The best moment of my trip so far happened on my second day in Las Cruces when I had part of a gummy and ate a leftover bean and cheese burrito straight from the fridge. Absolutely delectable. Turns out, I’m a simple girly. I’m learning how to be messy.
I was thinking on my drive to White Sands about how I’ve been resisting this iteration of myself. Maybe the key to moving forward is surrendering to the person that I am in this moment, mess and all.
Drove from Hye to Alpine today. Honestly most of it was a slog, the same highway in the same direction with the same flat scenery for four hours, but then the landscape changed to desert hitting Balmorhea and I felt relief.
I spent a lot of the drive daydreaming about alternate lives I could live. The one I liked the most is where I live in some remote-ish part of the country, in an eco friendly house that I designed, and with surrounding cabins to host friends/family/creatives who need some reflective time.
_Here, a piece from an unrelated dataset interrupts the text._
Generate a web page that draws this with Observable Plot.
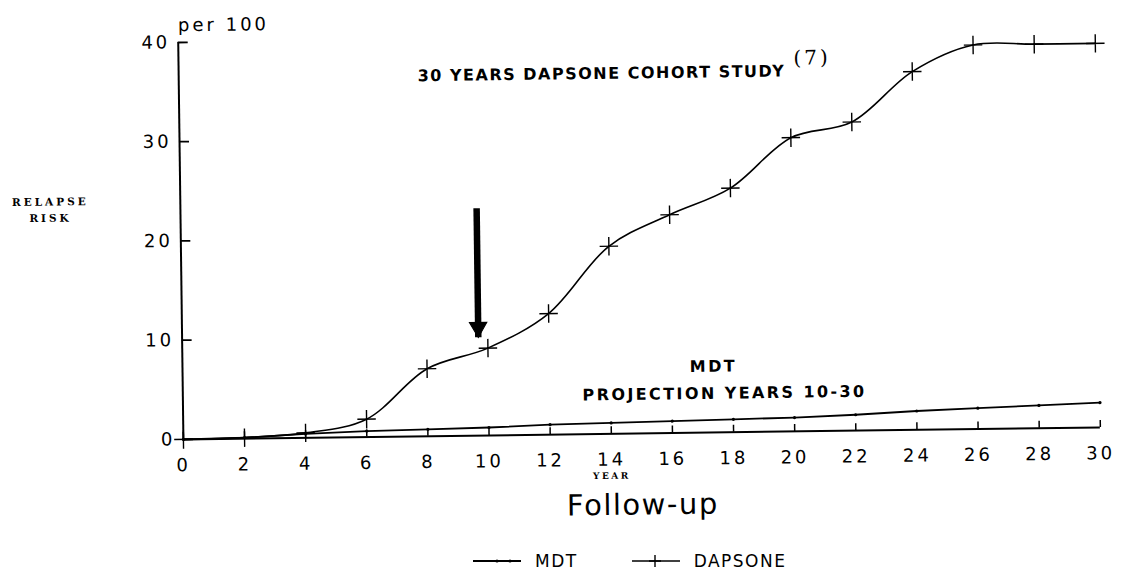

An organic garden, dogs, communal dinners… maybe even some chickens. Hmm.
I’m finding that I get bummed/lonely in the evening when the adrenaline of exploring wears off. I think it’s a healthy feeling to get used. My sister doesn’t want me oversharing on the internet so I’ll put the rest in my journal 😘
Stayed in an 1860s cabin in Hye, TX.
Woke up to this view. Smelled amazing, cedar-y? I wanted to keep sleeping, or doing that thing where you’re in between sleep and rest, listening to the roosters and birds.
Road food. The HEB in Fredericksburg was overwhelming. Lots of old white people open mouth coughing and not a hottie in sight.
Balmorhea State Park – swimming with the fishies and ducks. Felt surreal…
There was a woman struggling in the bathroom with four young kids. I wasn’t sure whether to ask if she needed help or give her space. She looked around my age.
The drive from Balmorhea to Alpine. Fuck it’s beautiful here.
Roadtrip starts tomorrow. My mom and I deal with travel nerves the same way… by buying everything we could possibly need for a trip. We enable each other. I knowwww gross capitalism and consumerism and all of that and I’m working on it, but for now I have four kinds of supplements, more books than I could possibly read, 3 new outfits… I think I can declare myself ready. My mom is outside triple checking the car I’ll be driving.
My dad taking a photo of my route
Vinyl 20th anniversary of Evanescence’s Fallen at Target… I’m old
Developing a “Found my soulmate in Texas” sticker concept
I landed in Houston yesterday. My parents keep the thermostat of my childhood home at a balmy 76 degrees F. I’m swimming – I don’t feel a temperature difference between my skin and the air. They have two tyrant dogs that run the house, with barks so piercing that I'm forced into fetal position. I bought their love by feeding them rib eye steak and roasted sweet potatoes off of my dinner plate.